Kermit set out his tools and began to work.

Bubba walked back to the kitchen and dialed. It was answered after only two rings.

“Kirby, this is Bubba Pritchert in Virginia. Do you ever sleep?”

“Only from the neck down. What’s up, Bubba?”

“I may have something here that I need some advice on, and since you do legal work for Greenpeace I wanted to tug on your coattails about it.”

“Go ahead.”

“Let me give you a hypothetical situation, and you tell me what can be done. Suppose I got hold of some brand new, and very important, technology. Suppose further that it could change the face of civilization as we know it.”

“The face of civilization, huh?”

“As we know it, yes. How could I go about getting a patent?”

“I doubt you could, unless you could prove that you yourself had originated it. Patent law’s terribly sticky about that.”

“Well, I can’t say I invented it, no. How about if the information was given to me, or that I somehow acquired it, legally?”

“Hmm. Different situation entirely. What’s this got to do with Greenpeace?”

Bubba thought carefully, then said, “Suppose Greenpeace had the development and manufacturing rights to limitless, clean, cheap, non-polluting cold fusion? And technology that would make internal combustion obsolete?”

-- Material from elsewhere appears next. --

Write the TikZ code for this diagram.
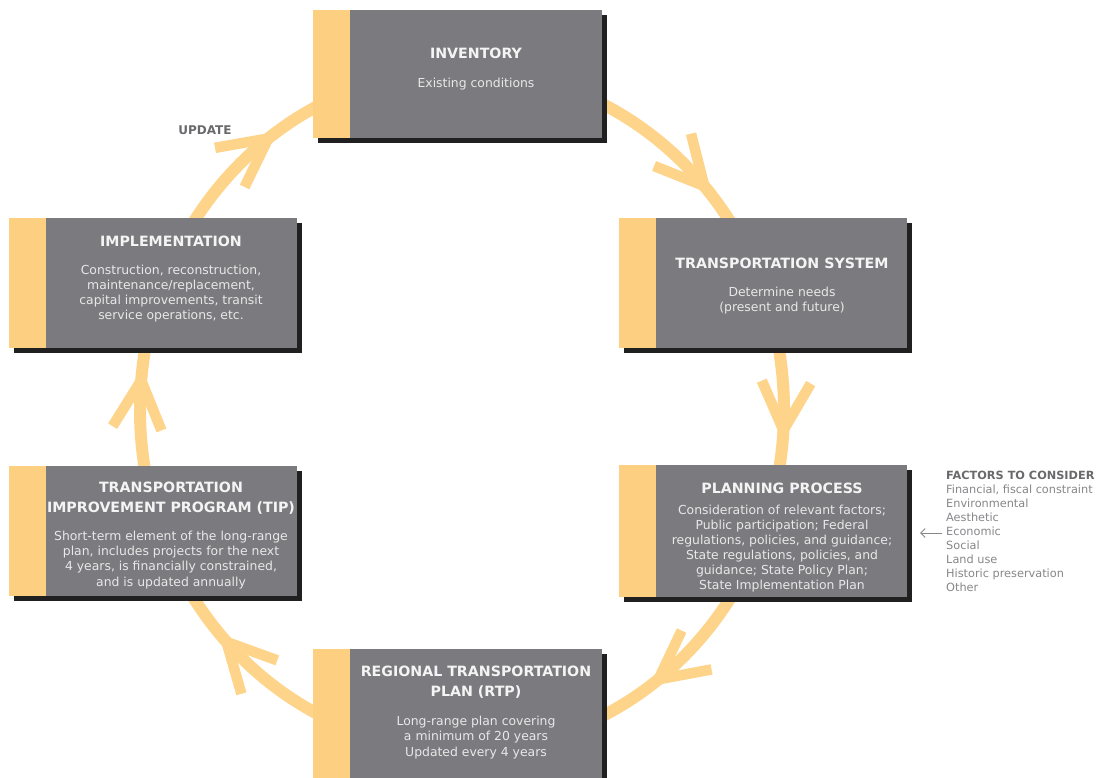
\documentclass[tikz,border=0pt]{standalone}
\usepackage{fontspec}
\setmainfont{DejaVu Sans}
\usetikzlibrary{calc,arrows.meta}
\definecolor{boxc}{RGB}{123,122,127}
\definecolor{stripc}{RGB}{253,207,128}
\definecolor{ringc}{RGB}{253,212,138}
\definecolor{shadc}{RGB}{32,32,32}
\definecolor{ttlc}{RGB}{244,244,244}
\definecolor{bodyc}{RGB}{232,232,232}
\definecolor{factt}{RGB}{105,105,108}
\definecolor{factb}{RGB}{135,135,138}
\newcommand\chevron[1]{\draw[barb] ($(ctr)+(#1:322 and 340)$) coordinate (tip) -- ++({#1-63}:54) (tip) -- ++({#1-117}:54);}
\newcommand\card[5]{%
  \fill[shadc] ({#2+5},{#3+5}) rectangle ({#4+5},{#5+5});
  \fill[stripc] (#2,#3) rectangle ({#2+37},#5);
  \node[gray box, minimum width={#4-#2-37}, minimum height={#5-#3}] (#1) at ({(#2+37+#4)/2},{(#3+#5)/2}) {};}
\begin{document}
\begin{tikzpicture}[x=1pt,y=-1pt,
  ttl/.style={text=ttlc, font=\fontsize{14.2}{20}\selectfont\bfseries, align=center, inner sep=0},
  body/.style={text=bodyc, font=\fontsize{12.4}{15.1}\selectfont, align=center, inner sep=0},
  ring/.style={draw=ringc, line width=12pt},
  barb/.style={draw=ringc, line width=10.5pt},
  gray box/.style={fill=boxc, draw=none, inner sep=0, rectangle}]
\useasboundingbox (0,0) rectangle (1106,778);
\fill[white] (0,0) rectangle (1106,778);
% cycle ring
\coordinate (ctr) at (462,410);
\draw[ring] (ctr) ellipse [x radius=322, y radius=340];
\chevron{-41.2}
\chevron{3.4}
\chevron{52.4}
\chevron{137}
\chevron{185}
\chevron{233}
% boxes
\card{inv}{313}{10}{602}{138}
\card{ts}{619}{218}{907}{348}
\card{pp}{619}{465}{907}{597}
\card{tip}{9}{466}{297}{596}
\card{impl}{9}{218}{297}{348}
\card{rtp}{313}{649}{602}{778}
% texts
\node[ttl] (inv-t) at (476,53) {INVENTORY};
\node[body] (inv-b) at (476,84) {Existing conditions};
\node[ttl] (ts-t) at (782,263) {TRANSPORTATION SYSTEM};
\node[body] (ts-b) at (782,301) {Determine needs\\(present and future)};
\node[ttl] (pp-t) at (782,488) {PLANNING PROCESS};
\node[body] (pp-b) at (782,548.5) {Consideration of relevant factors;\\Public participation; Federal\\regulations, policies, and guidance;\\State regulations, policies, and\\guidance; State Policy Plan;\\State Implementation Plan};
\node[ttl] (tip-t) at (171,498) {TRANSPORTATION\\IMPROVEMENT PROGRAM (TIP)};
\node[body] (tip-b) at (171,560) {Short-term element of the long-range\\plan, includes projects for the next\\4 years, is financially constrained,\\and is updated annually};
\node[ttl] (impl-t) at (171,241) {IMPLEMENTATION};
\node[body] (impl-b) at (171,293.5) {Construction, reconstruction,\\maintenance/replacement,\\capital improvements, transit\\service operations, etc.};
\node[ttl] (rtp-t) at (476,682) {REGIONAL TRANSPORTATION\\PLAN (RTP)};
\node[body] (rtp-b) at (476,737.5) {Long-range plan covering\\a minimum of 20 years\\Updated every 4 years};
\node[text=factt, font=\fontsize{12}{14}\selectfont\bfseries, inner sep=0] (upd) at (205,130) {UPDATE};
% factors
\node[anchor=north west, inner sep=0, align=left, text=factb, font=\fontsize{11.3}{14}\selectfont] (fac) at (946,471)
  {{\bfseries\color{factt}FACTORS TO CONSIDER}\\Financial, fiscal constraint\\Environmental\\Aesthetic\\Economic\\Social\\Land use\\Historic preservation\\Other};
\coordinate (econ) at (942,533);
\coordinate (econ-tip) at (920,533);
\draw[draw=factb, line width=1pt, -{Straight Barb[length=4.5pt,width=9pt]}] (econ) -- (econ-tip);
\end{tikzpicture}
\end{document}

There was a long silence at the other end. “If this were anybody else, Bubba, I’d call you a crank case and hang up. What are we talking about, here? How cheap?”

“Bushman cheap. At the moment, I got nothing definite, and I ain’t promising anything. If I told you more, you would hang up, and I wouldn’t blame you.”

“OK, why don’t I do a little reading, and get back to you?”

“Fine as frog hair, Kirby. Keep ’em flying.”

“I do try.”

Bubba hung up and looked toward the workshop where the ship sat on his lift. He chuckled. “So do I, Kirbs, so do I.”

When he returned to the workshop, Kermit was still hard at work, peering through a lighted magnifier and delicately manipulating a soldering iron. He’d surrounded the area he was concentrating on with heat sinks, and was carrying on a lively conversation with Mike at the same time.

“OK I got that one. What next?”

“Solder a jumper from the next contact to the second blue component from your left. Make sure the three pinholes on top aren’t occluded.”

“No sweat, I’m good at this.”

“Yes, you are. We’re progressing much faster than I had anticipated.”

“How’s the heat?”

“Dissipating nicely. Once you’ve finished that, we can attach the cables to the modem. That will complete the conversion, and we can begin the translations.”

“OK I’m going to have to scrape those contacts a little. You’ve got them coated with something that doesn’t like solder. You know,” he said, turning to Bubba, “I’ve never had a patient talk back to me before. It’s refreshing to know just where it itches.”

“Just like ‘Spock’s Brain,’ huh Bones?”